Excerpted data:
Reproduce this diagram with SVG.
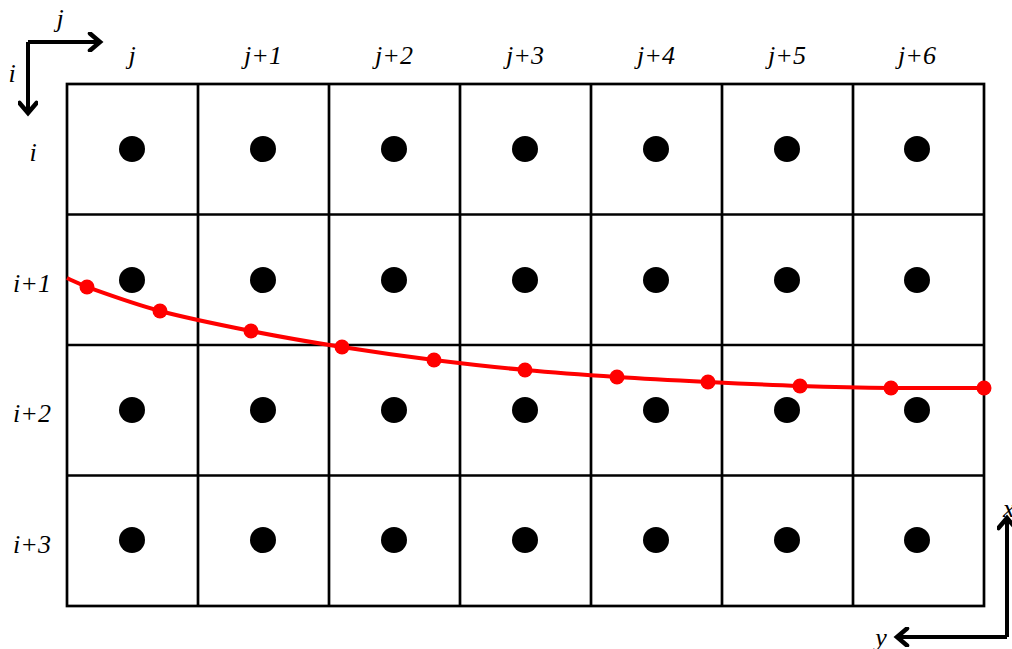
---
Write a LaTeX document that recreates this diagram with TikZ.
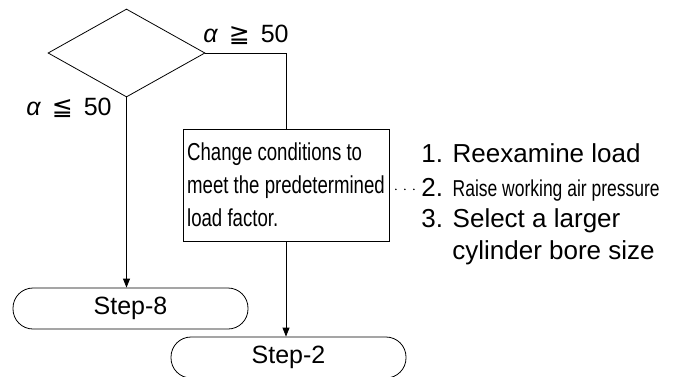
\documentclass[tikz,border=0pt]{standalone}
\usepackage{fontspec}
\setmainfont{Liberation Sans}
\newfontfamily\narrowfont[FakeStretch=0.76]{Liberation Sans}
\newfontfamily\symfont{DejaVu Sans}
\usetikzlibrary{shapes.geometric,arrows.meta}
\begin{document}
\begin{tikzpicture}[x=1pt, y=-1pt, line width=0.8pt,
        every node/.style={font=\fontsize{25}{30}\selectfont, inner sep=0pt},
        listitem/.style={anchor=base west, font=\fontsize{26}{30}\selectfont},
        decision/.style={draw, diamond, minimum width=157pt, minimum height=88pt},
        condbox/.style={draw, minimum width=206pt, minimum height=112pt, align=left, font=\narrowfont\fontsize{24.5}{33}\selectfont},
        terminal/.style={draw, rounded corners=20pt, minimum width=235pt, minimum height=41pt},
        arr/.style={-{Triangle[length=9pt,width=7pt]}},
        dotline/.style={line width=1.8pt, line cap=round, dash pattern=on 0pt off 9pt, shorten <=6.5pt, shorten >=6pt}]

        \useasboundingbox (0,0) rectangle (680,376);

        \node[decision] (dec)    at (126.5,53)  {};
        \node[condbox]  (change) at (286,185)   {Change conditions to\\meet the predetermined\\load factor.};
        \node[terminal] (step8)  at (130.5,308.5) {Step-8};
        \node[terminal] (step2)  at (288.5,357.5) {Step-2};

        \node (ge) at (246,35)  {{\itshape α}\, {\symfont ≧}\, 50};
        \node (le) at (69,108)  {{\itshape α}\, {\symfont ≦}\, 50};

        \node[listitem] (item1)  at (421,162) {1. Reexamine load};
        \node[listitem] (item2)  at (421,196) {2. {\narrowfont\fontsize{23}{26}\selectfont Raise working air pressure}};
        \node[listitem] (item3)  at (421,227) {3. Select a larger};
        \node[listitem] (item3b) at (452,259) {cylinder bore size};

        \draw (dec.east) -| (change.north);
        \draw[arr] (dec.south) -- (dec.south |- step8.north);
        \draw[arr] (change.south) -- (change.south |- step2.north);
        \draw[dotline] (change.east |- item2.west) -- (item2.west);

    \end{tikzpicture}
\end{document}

Exercise prompt: Repeat the lines between those holding "Write a LaTeX" and "(item3b) at (452,259)", inclusive. Pictures stay out.

Written reply:
Write a LaTeX document that recreates this diagram with TikZ.
\documentclass[tikz,border=0pt]{standalone}
\usepackage{fontspec}
\setmainfont{Liberation Sans}
\newfontfamily\narrowfont[FakeStretch=0.76]{Liberation Sans}
\newfontfamily\symfont{DejaVu Sans}
\usetikzlibrary{shapes.geometric,arrows.meta}
\begin{document}
\begin{tikzpicture}[x=1pt, y=-1pt, line width=0.8pt,
        every node/.style={font=\fontsize{25}{30}\selectfont, inner sep=0pt},
        listitem/.style={anchor=base west, font=\fontsize{26}{30}\selectfont},
        decision/.style={draw, diamond, minimum width=157pt, minimum height=88pt},
        condbox/.style={draw, minimum width=206pt, minimum height=112pt, align=left, font=\narrowfont\fontsize{24.5}{33}\selectfont},
        terminal/.style={draw, rounded corners=20pt, minimum width=235pt, minimum height=41pt},
        arr/.style={-{Triangle[length=9pt,width=7pt]}},
        dotline/.style={line width=1.8pt, line cap=round, dash pattern=on 0pt off 9pt, shorten <=6.5pt, shorten >=6pt}]

        \useasboundingbox (0,0) rectangle (680,376);

        \node[decision] (dec)    at (126.5,53)  {};
        \node[condbox]  (change) at (286,185)   {Change conditions to\\meet the predetermined\\load factor.};
        \node[terminal] (step8)  at (130.5,308.5) {Step-8};
        \node[terminal] (step2)  at (288.5,357.5) {Step-2};

        \node (ge) at (246,35)  {{\itshape α}\, {\symfont ≧}\, 50};
        \node (le) at (69,108)  {{\itshape α}\, {\symfont ≦}\, 50};

        \node[listitem] (item1)  at (421,162) {1. Reexamine load};
        \node[listitem] (item2)  at (421,196) {2. {\narrowfont\fontsize{23}{26}\selectfont Raise working air pressure}};
        \node[listitem] (item3)  at (421,227) {3. Select a larger};
        \node[listitem] (item3b) at (452,259) {cylinder bore size};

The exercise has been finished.